We are given that \( \frac{3}{5} \) of the girls wear spectacles, and \( \frac{1}{4} \) of the class are girls who wear spectacles. So, \( \frac{3}{5}g=\frac{1}{4}x \).

Step 3: Substitute \( g \) into the equation

Substitute \( g = x - 21 \) into \( \frac{3}{5}g=\frac{1}{4}x \). We get \( \frac{3}{5}(x - 21)=\frac{1}{4}x \).

Step 4: Expand the left - hand side

Using the distributive property \( a(b - c)=ab - ac \), where \( a=\frac{3}{5} \), \( b = x \), and \( c = 21 \), we have \( \frac{3}{5}x-\frac{3\times21}{5}=\frac{1}{4}x \), which simplifies to \( \frac{3}{5}x-\frac{63}{5}=\frac{1}{4}x \).

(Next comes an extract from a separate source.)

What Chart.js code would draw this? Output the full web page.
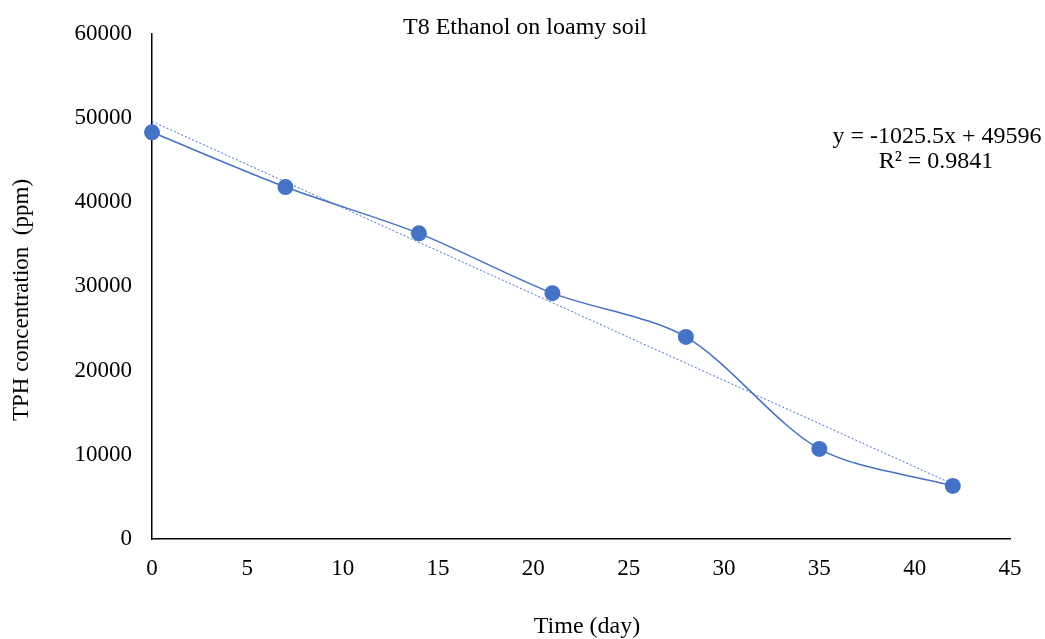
<!DOCTYPE html>
<html>
<head>
<meta charset="utf-8">
<script src="https://cdn.jsdelivr.net/npm/chart.js@4.4.1/dist/chart.umd.min.js"></script>
<style>
  html, body { margin: 0; padding: 0; background: #fff; }
  #wrap { width: 1045px; height: 639px; position: relative; }
</style>
</head>
<body>
<div id="wrap"><canvas id="grafica"></canvas></div>
<script>
// data
var dias = [0, 7, 14, 21, 28, 35, 42];
var tph = [48300, 41800, 36300, 29200, 24000, 10700, 6300];
var pendiente = -1025.5;
var intercepto = 49596;
var ecuacion = ["y = -1025.5x + 49596", "R\u00b2 = 0.9841"];
var titulo = "T8 Ethanol on loamy soil";
var tituloX = "Time (day)";
var tituloY = "TPH concentration  (ppm)";

var fuente = "'Liberation Serif', 'Times New Roman', serif";
var azul = "#4472C4";

var puntos = dias.map(function (d, i) { return { x: d, y: tph[i] }; });
var tendencia = [dias[0], dias[dias.length - 1]].map(function (d) {
  return { x: d, y: pendiente * d + intercepto };
});

var textos = {
  id: "textos",
  afterDraw: function (chart) {
    var c = chart.ctx;
    c.save();
    c.fillStyle = "#000";
    c.textBaseline = "middle";
    c.textAlign = "center";
    c.font = "24px " + fuente;
    c.fillText(titulo, 525, 28);
    c.fillText(ecuacion[0], 937, 137);
    c.fillText(ecuacion[1], 936, 162);
    c.fillText(tituloX, 587, 627);
    // titulo del eje y
    c.translate(22, 300);
    c.rotate(-Math.PI / 2);
    c.font = "23px " + fuente;
    c.fillText(tituloY, 0, 0);
    c.restore();
  }
};

var graficacontexto = document.getElementById("grafica");
var grafica = new Chart(graficacontexto, {
  type: "scatter",
  data: {
    datasets: [{
      label: "TPH",
      data: puntos,
      showLine: true,
      tension: 0.3,
      clip: false,
      borderColor: azul,
      borderWidth: 1.5,
      backgroundColor: azul,
      pointRadius: 8,
      pointHoverRadius: 8,
      pointBorderWidth: 0
    }, {
      label: "Tendencia",
      data: tendencia,
      showLine: true,
      borderColor: azul,
      borderWidth: 1,
      borderDash: [2, 2],
      pointRadius: 0,
      fill: false
    }]
  },
  options: {
    responsive: true,
    maintainAspectRatio: false,
    animation: false,
    layout: { padding: { left: 0, right: 35, top: 31, bottom: 0 } },
    plugins: {
      legend: { display: false },
      tooltip: { enabled: false }
    },
    scales: {
      x: {
        type: "linear",
        min: 0,
        max: 45,
        ticks: { stepSize: 5, color: "#000", padding: 16, font: { family: fuente, size: 23 } },
        grid: { display: false, drawTicks: false },
        border: { display: true, color: "#000", width: 1.5 },
        afterFit: function (s) { s.height = 100; }
      },
      y: {
        min: 0,
        max: 60000,
        ticks: {
          stepSize: 10000, color: "#000", padding: 20, font: { family: fuente, size: 23 },
          callback: function (v) { return String(v); }
        },
        grid: { display: false, drawTicks: false },
        border: { display: true, color: "#000", width: 1.5 },
        afterFit: function (s) { s.width = 152; }
      }
    }
  },
  plugins: [textos]
});
</script>
</body>
</html>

Step 5: Move the \( x \) terms to one side

Subtract \( \frac{1}{4}x \) from both sides and add \( \frac{63}{5} \) to both sides:
\( \frac{3}{5}x-\frac{1}{4}x=\frac{63}{5} \)
Find a common denominator for the left - hand side. The common denominator of 5 and 4 is 20. So, \( \frac{3\times4}{5\times4}x-\frac{1\times5}{4\times5}x=\frac{63}{5} \), which is \( \frac{12}{20}x-\frac{5}{20}x=\frac{63}{5} \).
Simplifying the left - hand side gives \( \frac{7}{20}x=\frac{63}{5} \).

Step 6: Solve for \( x \)

Multiply both sides by the reciprocal of \( \frac{7}{20} \), which is \( \frac{20}{7} \):
\( x=\frac{63}{5}\times\frac{20}{7} \)
Simplify the right - hand side: \( \frac{63\times20}{5\times7}=\frac{63\times4}{7}=9\times4 = 36 \).

Answer:

The total number of pupils in the class is 36.